> [EXERCISE DESCRIPTION]: Extract, without alteration, each line from the start of the listing to the line bearing "50.0, 49.4, 49.35];".

___ INFORMATION PROVIDED ___

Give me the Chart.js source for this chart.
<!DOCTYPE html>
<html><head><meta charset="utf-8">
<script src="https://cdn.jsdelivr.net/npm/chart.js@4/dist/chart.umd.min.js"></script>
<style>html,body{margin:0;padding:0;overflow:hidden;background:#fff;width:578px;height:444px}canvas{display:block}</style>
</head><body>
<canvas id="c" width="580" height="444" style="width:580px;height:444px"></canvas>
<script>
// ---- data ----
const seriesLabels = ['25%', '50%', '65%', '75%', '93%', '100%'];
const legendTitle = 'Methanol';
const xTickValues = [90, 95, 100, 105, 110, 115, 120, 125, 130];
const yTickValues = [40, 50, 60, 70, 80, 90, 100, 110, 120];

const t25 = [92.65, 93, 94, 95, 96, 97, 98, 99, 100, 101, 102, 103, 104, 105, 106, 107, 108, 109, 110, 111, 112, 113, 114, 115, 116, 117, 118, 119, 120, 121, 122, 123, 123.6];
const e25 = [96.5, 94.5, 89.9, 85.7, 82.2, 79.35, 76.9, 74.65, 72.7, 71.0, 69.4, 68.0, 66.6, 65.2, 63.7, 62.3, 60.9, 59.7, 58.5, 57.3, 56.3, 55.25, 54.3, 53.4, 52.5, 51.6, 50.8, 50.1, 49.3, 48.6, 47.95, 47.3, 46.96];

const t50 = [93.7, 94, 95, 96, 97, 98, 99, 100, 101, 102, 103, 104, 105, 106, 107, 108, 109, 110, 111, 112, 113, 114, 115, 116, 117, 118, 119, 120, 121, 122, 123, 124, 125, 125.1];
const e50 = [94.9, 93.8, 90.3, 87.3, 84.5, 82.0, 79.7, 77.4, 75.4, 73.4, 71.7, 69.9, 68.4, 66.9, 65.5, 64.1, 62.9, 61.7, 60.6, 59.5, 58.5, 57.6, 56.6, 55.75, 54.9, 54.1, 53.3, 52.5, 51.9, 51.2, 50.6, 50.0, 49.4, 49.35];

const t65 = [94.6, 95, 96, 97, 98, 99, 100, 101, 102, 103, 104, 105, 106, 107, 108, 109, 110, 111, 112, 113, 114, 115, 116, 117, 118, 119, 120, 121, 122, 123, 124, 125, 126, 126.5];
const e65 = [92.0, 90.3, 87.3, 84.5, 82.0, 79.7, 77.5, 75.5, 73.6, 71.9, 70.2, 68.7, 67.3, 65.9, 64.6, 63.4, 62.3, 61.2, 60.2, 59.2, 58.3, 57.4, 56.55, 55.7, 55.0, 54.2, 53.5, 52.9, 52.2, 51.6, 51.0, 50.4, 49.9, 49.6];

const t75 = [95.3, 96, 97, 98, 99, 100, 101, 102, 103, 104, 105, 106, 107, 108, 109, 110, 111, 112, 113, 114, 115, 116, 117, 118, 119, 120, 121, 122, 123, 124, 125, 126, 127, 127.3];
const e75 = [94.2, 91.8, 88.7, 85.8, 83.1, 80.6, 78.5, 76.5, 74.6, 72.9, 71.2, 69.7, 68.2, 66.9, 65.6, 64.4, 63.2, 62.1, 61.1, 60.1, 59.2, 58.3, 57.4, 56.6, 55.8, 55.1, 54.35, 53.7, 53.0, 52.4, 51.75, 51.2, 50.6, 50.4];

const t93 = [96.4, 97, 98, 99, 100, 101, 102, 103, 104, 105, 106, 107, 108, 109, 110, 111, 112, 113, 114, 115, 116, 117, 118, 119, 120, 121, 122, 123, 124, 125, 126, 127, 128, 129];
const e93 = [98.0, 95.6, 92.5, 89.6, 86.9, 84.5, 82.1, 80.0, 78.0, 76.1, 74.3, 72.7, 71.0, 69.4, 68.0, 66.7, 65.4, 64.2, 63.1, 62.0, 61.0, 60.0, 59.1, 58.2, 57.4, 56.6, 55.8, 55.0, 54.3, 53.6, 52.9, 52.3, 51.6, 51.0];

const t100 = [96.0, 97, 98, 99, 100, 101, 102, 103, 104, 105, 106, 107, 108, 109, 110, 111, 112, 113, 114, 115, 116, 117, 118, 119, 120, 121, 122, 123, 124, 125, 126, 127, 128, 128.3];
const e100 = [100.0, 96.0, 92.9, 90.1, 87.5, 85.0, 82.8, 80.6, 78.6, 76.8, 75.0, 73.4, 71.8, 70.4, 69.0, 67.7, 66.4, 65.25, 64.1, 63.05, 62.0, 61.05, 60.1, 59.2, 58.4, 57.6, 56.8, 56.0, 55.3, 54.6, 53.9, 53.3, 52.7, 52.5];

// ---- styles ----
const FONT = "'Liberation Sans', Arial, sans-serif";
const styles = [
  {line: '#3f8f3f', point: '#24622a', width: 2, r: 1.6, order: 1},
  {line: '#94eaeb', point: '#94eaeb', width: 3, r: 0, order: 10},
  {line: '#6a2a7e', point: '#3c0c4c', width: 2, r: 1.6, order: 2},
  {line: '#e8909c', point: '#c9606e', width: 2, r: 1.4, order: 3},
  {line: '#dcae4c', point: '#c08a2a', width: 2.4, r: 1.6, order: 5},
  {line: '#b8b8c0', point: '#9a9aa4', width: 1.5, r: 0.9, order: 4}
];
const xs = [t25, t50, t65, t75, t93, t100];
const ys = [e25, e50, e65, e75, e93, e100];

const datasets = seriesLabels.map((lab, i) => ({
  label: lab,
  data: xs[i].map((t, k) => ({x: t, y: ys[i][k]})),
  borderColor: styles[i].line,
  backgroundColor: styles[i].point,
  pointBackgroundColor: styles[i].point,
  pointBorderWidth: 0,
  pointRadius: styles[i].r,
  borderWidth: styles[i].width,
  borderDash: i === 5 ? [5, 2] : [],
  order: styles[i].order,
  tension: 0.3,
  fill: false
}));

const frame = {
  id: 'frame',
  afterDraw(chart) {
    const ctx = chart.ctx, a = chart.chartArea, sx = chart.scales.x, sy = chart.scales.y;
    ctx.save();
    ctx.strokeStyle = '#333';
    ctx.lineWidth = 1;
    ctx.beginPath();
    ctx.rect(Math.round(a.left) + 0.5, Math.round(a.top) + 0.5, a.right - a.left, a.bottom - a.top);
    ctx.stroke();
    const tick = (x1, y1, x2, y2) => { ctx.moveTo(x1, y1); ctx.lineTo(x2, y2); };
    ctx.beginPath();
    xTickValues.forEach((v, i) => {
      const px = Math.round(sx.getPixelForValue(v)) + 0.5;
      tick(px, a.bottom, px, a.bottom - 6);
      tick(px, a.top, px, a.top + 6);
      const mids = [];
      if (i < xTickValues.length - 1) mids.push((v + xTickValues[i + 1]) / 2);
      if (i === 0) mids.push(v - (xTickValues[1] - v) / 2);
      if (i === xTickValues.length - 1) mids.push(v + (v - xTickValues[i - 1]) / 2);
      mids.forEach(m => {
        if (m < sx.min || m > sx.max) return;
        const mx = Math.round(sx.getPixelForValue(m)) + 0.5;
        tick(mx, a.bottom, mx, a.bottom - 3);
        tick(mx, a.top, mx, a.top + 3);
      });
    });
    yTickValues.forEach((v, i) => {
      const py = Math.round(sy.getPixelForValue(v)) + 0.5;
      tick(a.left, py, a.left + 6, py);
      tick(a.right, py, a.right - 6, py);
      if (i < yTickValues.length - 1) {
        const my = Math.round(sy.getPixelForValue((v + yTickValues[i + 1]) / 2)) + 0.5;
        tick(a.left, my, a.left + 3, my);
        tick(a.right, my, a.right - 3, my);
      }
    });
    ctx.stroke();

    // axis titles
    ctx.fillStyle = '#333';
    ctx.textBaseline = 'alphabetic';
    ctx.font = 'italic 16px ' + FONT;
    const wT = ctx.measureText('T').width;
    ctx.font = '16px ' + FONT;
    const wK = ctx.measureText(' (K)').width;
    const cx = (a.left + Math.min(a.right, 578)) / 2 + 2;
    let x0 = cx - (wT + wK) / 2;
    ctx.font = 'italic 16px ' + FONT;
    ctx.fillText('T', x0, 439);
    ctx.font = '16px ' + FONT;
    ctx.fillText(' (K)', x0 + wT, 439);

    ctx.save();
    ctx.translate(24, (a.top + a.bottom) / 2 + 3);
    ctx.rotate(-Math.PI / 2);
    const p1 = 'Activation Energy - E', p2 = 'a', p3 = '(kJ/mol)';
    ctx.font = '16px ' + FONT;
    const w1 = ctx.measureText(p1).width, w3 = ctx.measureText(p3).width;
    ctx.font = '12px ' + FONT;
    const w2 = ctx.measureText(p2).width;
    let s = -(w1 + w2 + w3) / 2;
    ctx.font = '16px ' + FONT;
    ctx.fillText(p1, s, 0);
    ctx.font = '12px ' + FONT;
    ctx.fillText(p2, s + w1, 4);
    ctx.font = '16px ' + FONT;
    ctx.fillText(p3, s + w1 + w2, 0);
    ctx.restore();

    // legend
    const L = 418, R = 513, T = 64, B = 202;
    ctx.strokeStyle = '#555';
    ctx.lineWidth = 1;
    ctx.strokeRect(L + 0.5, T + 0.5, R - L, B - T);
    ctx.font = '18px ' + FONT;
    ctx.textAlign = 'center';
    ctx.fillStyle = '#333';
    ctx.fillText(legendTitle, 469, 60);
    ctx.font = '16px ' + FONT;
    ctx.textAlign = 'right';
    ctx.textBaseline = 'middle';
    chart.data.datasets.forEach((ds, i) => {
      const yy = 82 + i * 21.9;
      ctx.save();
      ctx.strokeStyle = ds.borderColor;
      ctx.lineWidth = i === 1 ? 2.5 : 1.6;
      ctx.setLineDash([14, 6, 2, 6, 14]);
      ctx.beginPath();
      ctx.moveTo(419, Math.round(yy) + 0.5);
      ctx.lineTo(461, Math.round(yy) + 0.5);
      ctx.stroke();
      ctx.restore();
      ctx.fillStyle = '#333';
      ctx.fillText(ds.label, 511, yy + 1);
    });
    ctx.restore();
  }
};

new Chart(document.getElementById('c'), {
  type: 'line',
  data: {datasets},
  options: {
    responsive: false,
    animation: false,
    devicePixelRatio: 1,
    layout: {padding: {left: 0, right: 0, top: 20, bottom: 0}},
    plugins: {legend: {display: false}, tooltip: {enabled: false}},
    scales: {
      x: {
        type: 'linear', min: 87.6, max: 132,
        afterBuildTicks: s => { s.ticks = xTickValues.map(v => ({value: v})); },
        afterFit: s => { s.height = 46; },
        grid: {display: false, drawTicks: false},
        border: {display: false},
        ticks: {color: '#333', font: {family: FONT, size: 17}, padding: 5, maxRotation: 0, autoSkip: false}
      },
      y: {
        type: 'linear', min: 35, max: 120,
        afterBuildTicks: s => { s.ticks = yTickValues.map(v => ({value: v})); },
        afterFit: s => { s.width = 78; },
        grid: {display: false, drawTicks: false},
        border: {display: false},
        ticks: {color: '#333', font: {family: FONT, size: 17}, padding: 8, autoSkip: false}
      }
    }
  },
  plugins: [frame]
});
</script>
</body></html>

___

> [FULL RESPONSE]:
Give me the Chart.js source for this chart.
<!DOCTYPE html>
<html><head><meta charset="utf-8">
<script src="https://cdn.jsdelivr.net/npm/chart.js@4/dist/chart.umd.min.js"></script>
<style>html,body{margin:0;padding:0;overflow:hidden;background:#fff;width:578px;height:444px}canvas{display:block}</style>
</head><body>
<canvas id="c" width="580" height="444" style="width:580px;height:444px"></canvas>
<script>
// ---- data ----
const seriesLabels = ['25%', '50%', '65%', '75%', '93%', '100%'];
const legendTitle = 'Methanol';
const xTickValues = [90, 95, 100, 105, 110, 115, 120, 125, 130];
const yTickValues = [40, 50, 60, 70, 80, 90, 100, 110, 120];

const t25 = [92.65, 93, 94, 95, 96, 97, 98, 99, 100, 101, 102, 103, 104, 105, 106, 107, 108, 109, 110, 111, 112, 113, 114, 115, 116, 117, 118, 119, 120, 121, 122, 123, 123.6];
const e25 = [96.5, 94.5, 89.9, 85.7, 82.2, 79.35, 76.9, 74.65, 72.7, 71.0, 69.4, 68.0, 66.6, 65.2, 63.7, 62.3, 60.9, 59.7, 58.5, 57.3, 56.3, 55.25, 54.3, 53.4, 52.5, 51.6, 50.8, 50.1, 49.3, 48.6, 47.95, 47.3, 46.96];

const t50 = [93.7, 94, 95, 96, 97, 98, 99, 100, 101, 102, 103, 104, 105, 106, 107, 108, 109, 110, 111, 112, 113, 114, 115, 116, 117, 118, 119, 120, 121, 122, 123, 124, 125, 125.1];
const e50 = [94.9, 93.8, 90.3, 87.3, 84.5, 82.0, 79.7, 77.4, 75.4, 73.4, 71.7, 69.9, 68.4, 66.9, 65.5, 64.1, 62.9, 61.7, 60.6, 59.5, 58.5, 57.6, 56.6, 55.75, 54.9, 54.1, 53.3, 52.5, 51.9, 51.2, 50.6, 50.0, 49.4, 49.35];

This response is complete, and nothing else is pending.